WHAT THE EXERCISE ASKS: Copy whichever lines contain the string "this".

ENTRIES SHOWN:
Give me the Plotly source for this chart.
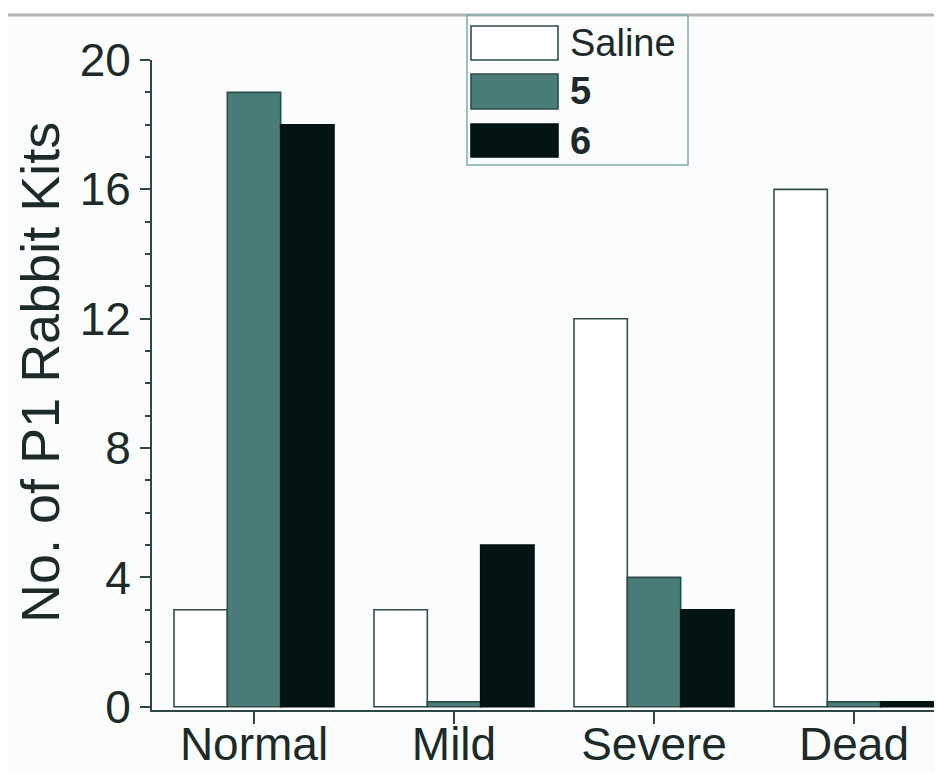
import plotly.graph_objects as go

categories = ["Normal", "Mild", "Severe", "Dead"]
series_names = ["Saline", "5", "6"]
saline = [3, 3, 12, 16]
comp5 = [19, 0.15, 4, 0.15]
comp6 = [18, 5, 3, 0.15]
y_ticks = [0, 4, 8, 12, 16, 20]

fill_colors = ["#ffffff", "#4a7c79", "#021413"]
line_colors = ["#2e4d4b", "#2c4d4a", "#021010"]

OFF = 8  # browser body margin
W, H = 942 - OFF, 772 - OFF
# plot area in page pixels: left 152, right 942, top 60, bottom 710
PL, PR, PT, PB = 152, 942, 60, 710
L, T = PL - OFF, PT - OFF
R = W - (PR - OFF)
B = H - (PB - OFF)
pw, ph = PR - PL, PB - PT

def px(x):
    return (x - PL) / pw

def py(y):
    return (PB - y) / ph

FONT = "Liberation Sans, Arial, Helvetica, sans-serif"
TXT = "#1c2b2a"

fig = go.Figure()
for name, vals, fc, lc in zip(series_names, [saline, comp5, comp6], fill_colors, line_colors):
    fig.add_trace(go.Bar(
        x=categories, y=vals, name=name,
        marker=dict(color=fc, line=dict(color=lc, width=1.6)),
        showlegend=False,
    ))

shapes = []
annotations = []
# top grey rule
shapes.append(dict(type="line", xref="paper", yref="paper",
                   x0=px(8), x1=1.0, y0=py(15), y1=py(15),
                   line=dict(color="#b4b4b4", width=3)))
# legend box
shapes.append(dict(type="rect", xref="paper", yref="paper",
                   x0=px(467), x1=px(688), y0=py(165), y1=py(15),
                   line=dict(color="#7eacab", width=1.5), fillcolor="rgba(255,255,255,0)"))
sw_y = [(26, 60), (74, 109), (124, 157)]
for (y0, y1), name, fc, lc in zip(sw_y, series_names, fill_colors, line_colors):
    shapes.append(dict(type="rect", xref="paper", yref="paper",
                       x0=px(471), x1=px(558), y0=py(y1), y1=py(y0),
                       line=dict(color=lc, width=1.6), fillcolor=fc))
    label = name if name == "Saline" else "<b>%s</b>" % name
    annotations.append(dict(xref="paper", yref="paper", x=px(568), y=py((y0 + y1) / 2),
                            text=label, showarrow=False, xanchor="left", yanchor="middle",
                            font=dict(family=FONT, size=38, color=TXT)))
# y axis title
annotations.append(dict(xref="paper", yref="paper", x=px(40), y=py(373),
                        text="No. of P1 Rabbit Kits", textangle=-90, showarrow=False,
                        xanchor="center", yanchor="middle",
                        font=dict(family=FONT, size=54, color=TXT)))

fig.update_layout(
    width=W, height=H,
    margin=dict(l=L, r=R, t=T, b=B, pad=0, autoexpand=False),
    paper_bgcolor="#fbfdfd", plot_bgcolor="#fbfdfd",
    barmode="group", bargap=0.2, bargroupgap=0,
    shapes=shapes, annotations=annotations,
    font=dict(family=FONT, color=TXT),
    xaxis=dict(
        range=[-0.51, 3.44], showline=True, linecolor="#2c4745", linewidth=2,
        ticks="outside", ticklen=12, tickwidth=2, tickcolor="#2c4745",
        tickfont=dict(family=FONT, size=46, color=TXT),
        ticklabelstandoff=-19, automargin=False,
        showgrid=False, zeroline=False, fixedrange=True,
    ),
    yaxis=dict(
        range=[-0.1, 20], showline=True, linecolor="#2c4745", linewidth=2,
        tickvals=y_ticks, ticks="outside", ticklen=10, tickwidth=2, tickcolor="#2c4745",
        minor=dict(dtick=1, ticks="outside", ticklen=5, tickwidth=2, tickcolor="#2c4745"),
        tickfont=dict(family=FONT, size=46, color=TXT),
        ticklabelstandoff=0, automargin=False,
        showgrid=False, zeroline=False, fixedrange=True,
    ),
)

fig.write_html("out.html")
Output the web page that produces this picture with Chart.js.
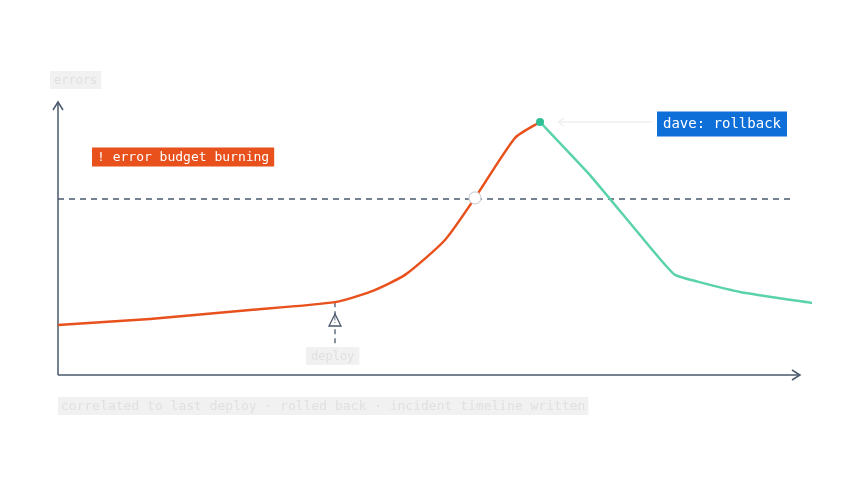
<!DOCTYPE html>
<html><head><meta charset="utf-8">
<script src="https://cdn.jsdelivr.net/npm/chart.js@4/dist/chart.umd.min.js"></script>
<style>html,body{margin:0;background:#fff}#w{width:848px;height:484px}</style></head>
<body><div id="w"><canvas id="c"></canvas></div>
<script>
const burnX=[0,92,192,277,312,347,387,417,457,482];
const burnY=[18.2,20.4,23.6,26.5,30.2,36.4,49.1,64.4,86.2,92];
const recX=[482,532,582,617,682,754];
const recY=[92,72.7,50.9,36.4,30.2,26.2];
const threshold=64;
const deployX=277, crossX=417, crossY=64.4, peakX=482, peakY=92;
const yTitle="errors";
const footer="correlated to last deploy · rolled back · incident timeline written";
const MONO="'DejaVu Sans Mono', monospace";
function box(ctx,t,x,y,bg,fg,font,pad,h){ctx.font=font;const w=ctx.measureText(t).width;ctx.fillStyle=bg;ctx.fillRect(x,y-h/2,w+pad*2,h);ctx.fillStyle=fg;ctx.textBaseline='middle';ctx.fillText(t,x+pad,y+0.5);}
const deco={id:'deco',beforeDatasetsDraw(ch){const c=ch.ctx,xs=ch.scales.x,ys=ch.scales.y;const L=xs.getPixelForValue(0),B=ys.getPixelForValue(0);
c.save();c.strokeStyle='#4b5a6e';c.lineWidth=1.5;
c.beginPath();c.moveTo(L,B);c.lineTo(800,B);c.moveTo(L,B);c.lineTo(L,102);c.stroke();
c.beginPath();c.moveTo(792,370);c.lineTo(800,B);c.lineTo(792,380);c.moveTo(53,110);c.lineTo(L,102);c.lineTo(63,110);c.stroke();
const ty=ys.getPixelForValue(threshold);c.setLineDash([6,5]);c.lineWidth=1.3;c.beginPath();c.moveTo(L,ty);c.lineTo(792,ty);c.stroke();
const dx=xs.getPixelForValue(deployX),dy=ys.getPixelForValue(26.5);c.setLineDash([5,4]);c.beginPath();c.moveTo(dx,dy);c.lineTo(dx,348);c.stroke();c.setLineDash([]);
c.fillStyle='#fff';c.beginPath();c.moveTo(dx,314);c.lineTo(dx-6,326);c.lineTo(dx+6,326);c.closePath();c.fill();c.stroke();
c.fillStyle='#4b5a6e';c.font='8px '+MONO;c.textAlign='center';c.textBaseline='middle';c.fillText('!',dx,321);c.textAlign='left';
c.strokeStyle='#e4e7eb';c.lineWidth=1;c.beginPath();c.moveTo(560,122);c.lineTo(652,122);c.stroke();
c.beginPath();c.moveTo(564,118);c.lineTo(558,122);c.lineTo(564,126);c.stroke();
box(c,yTitle,50,80,'#f1f1f1','#e0e0e0','12px '+MONO,4,18);
box(c,footer,58,406,'#f1f1f1','#e0e0e0','13px '+MONO,3,18);
box(c,'deploy',306,356,'#f1f1f1','#e0e0e0','12px '+MONO,5,18);
box(c,'! error budget burning',92,157,'#e8501c','#fff','13px '+MONO,5,19);
box(c,'dave: rollback',657,124,'#0f6fd8','#fff','14px '+MONO,6,25);
c.restore();},
afterDatasetsDraw(ch){const c=ch.ctx,xs=ch.scales.x,ys=ch.scales.y;c.save();
c.fillStyle='#fff';c.strokeStyle='#d0d4d9';c.lineWidth=1.2;c.beginPath();c.arc(xs.getPixelForValue(crossX),ys.getPixelForValue(crossY),6,0,7);c.fill();c.stroke();
c.fillStyle='#2fbf94';c.beginPath();c.arc(xs.getPixelForValue(peakX),ys.getPixelForValue(peakY),4,0,7);c.fill();c.restore();}};
new Chart(document.getElementById('c'),{type:'line',data:{datasets:[
{data:burnX.map((x,i)=>({x,y:burnY[i]})),borderColor:'#e8501c',borderWidth:2.5,tension:0.2,pointRadius:0},
{data:recX.map((x,i)=>({x,y:recY[i]})),borderColor:'#5ad3a8',borderWidth:2.5,tension:0.1,pointRadius:0}]},
options:{responsive:true,maintainAspectRatio:false,animation:false,layout:{padding:{left:58,right:36,top:100,bottom:109}},
plugins:{legend:{display:false},tooltip:{enabled:false}},
scales:{x:{type:'linear',min:0,max:754,display:false},y:{min:0,max:100,display:false}}},plugins:[deco]});
</script></body></html>
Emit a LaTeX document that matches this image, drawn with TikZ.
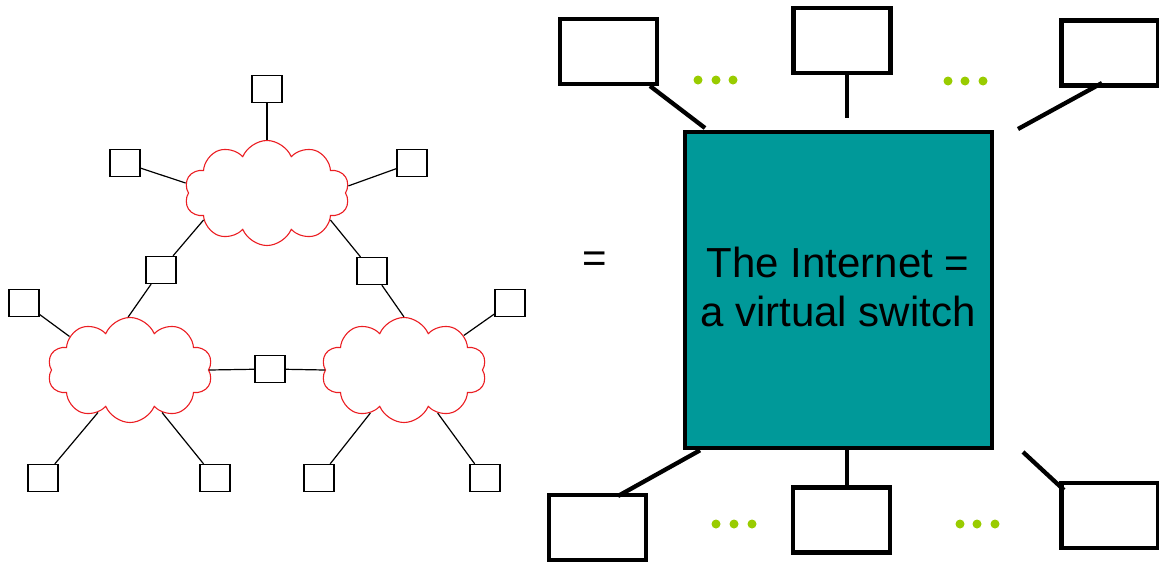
\documentclass[tikz,border=0pt]{standalone}
\usepackage{fontspec}
\setmainfont{Liberation Sans}
\usetikzlibrary{shapes.symbols}
\definecolor{switchteal}{RGB}{0,153,153}
\definecolor{dotgreen}{RGB}{153,204,0}
\definecolor{cloudred}{RGB}{235,30,35}
\tikzset{
  hostbox/.style={draw=black, line width=1.3pt, fill=white, minimum width=30pt, minimum height=27pt, inner sep=0pt},
  netcloud/.style={cloud, draw=cloudred, line width=1.1pt, cloud puffs=10, cloud puff arc=135, minimum width=165pt, minimum height=105pt, inner sep=0pt},
  thinlink/.style={draw=black, line width=1.2pt},
  bigbox/.style={draw=black, line width=4.6pt, fill=white, minimum width=97pt, minimum height=65pt, inner sep=0pt},
  thicklink/.style={draw=black, line width=4.3pt},
  gdot/.style={fill=dotgreen, draw=none},
  label/.style={font=\fontsize{42}{49}\selectfont, text=black, align=center, inner sep=0pt}
}
\begin{document}
\begin{tikzpicture}[x=1pt, y=-1pt]
\useasboundingbox (0,0) rectangle (1159,563);

% three interconnected networks
\node[netcloud] (ctop) at (267,193) {};
\node[netcloud] (cleft) at (130,370) {};
\node[netcloud] (cright) at (404,370) {};

% hosts and routers
\node[hostbox] (htop) at (267,89) {};
\node[hostbox] (htl) at (125,163) {};
\node[hostbox] (htr) at (412,163) {};
\node[hostbox] (rl) at (161,270) {};
\node[hostbox] (rr) at (372,271) {};
\node[hostbox] (hfl) at (24,303) {};
\node[hostbox] (hfr) at (510,303) {};
\node[hostbox] (rm) at (270,369) {};
\node[hostbox] (hb1) at (43,478) {};
\node[hostbox] (hb2) at (215,478) {};
\node[hostbox] (hb3) at (319,478) {};
\node[hostbox] (hb4) at (485,478) {};

% links
\draw[thinlink] (htop) -- (ctop.north);
\draw[thinlink] (htl) -- (ctop.173);
\draw[thinlink] (htr) -- (ctop.5);
\draw[thinlink] (ctop.203) -- (rl);
\draw[thinlink] (rl) -- (cleft.92);
\draw[thinlink] (ctop.-23) -- (rr);
\draw[thinlink] (rr) -- (cright.90);
\draw[thinlink] (hfl) -- (cleft.151);
\draw[thinlink] (hfr) -- (cright.30);
\draw[thinlink] (cleft.east) -- (rm);
\draw[thinlink] (rm) -- (cright.west);
\draw[thinlink] (hb1) -- (cleft.-127);
\draw[thinlink] (hb2) -- (cleft.-53);
\draw[thinlink] (hb3) -- (cright.-128);
\draw[thinlink] (hb4) -- (cright.-52);

% equals sign
\node[label] (eq) at (595,262) {=};

% the virtual switch
\node[draw=black, line width=4.6pt, fill=switchteal, minimum width=307pt, minimum height=316pt, inner sep=0pt] (sw) at (838.5,290) {};
\node[label] (swtext) at (838,287) {The Internet =\\a virtual switch};

% attached hosts
\node[bigbox] (t1) at (608.5,51.5) {};
\node[bigbox] (t2) at (842,40.5) {};
\node[bigbox] (t3) at (1110,53) {};
\node[bigbox] (b1) at (597.5,527.5) {};
\node[bigbox] (b2) at (841.5,520) {};
\node[bigbox] (b3) at (1110,515.5) {};

\coordinate (t2end) at (847,118);
\coordinate (t3end) at (1018,129);
\coordinate (b3end) at (1023,452);

\draw[thicklink] (650,86) coordinate (t1a) -- (705,128) coordinate (t1b);
\draw[thicklink] (t2.south -| t2end) -- (t2end);
\draw[thicklink] (1102,83) coordinate (t3a) -- (t3end);
\draw[thicklink] (sw.south -| 700,0) -- (618,496) coordinate (b1a);
\draw[thicklink] (sw.south -| 847,0) -- (b2.north -| 847,0);
\draw[thicklink] (b3end) -- (1064,490) coordinate (b3a);

% ellipsis dots
\foreach \x/\y in {698/80,716/80,733/80, 948/81,965/81,983/81, 716/524,734/524,752/524, 960/524,977/524,995/524}
  \fill[gdot] (\x,\y) circle (4.5pt);
\end{tikzpicture}
\end{document}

THE OUTPUT:
Give me the Plotly source for this chart.
Output the web page that produces this picture with Chart.js.
Emit a LaTeX document that matches this image, drawn with TikZ.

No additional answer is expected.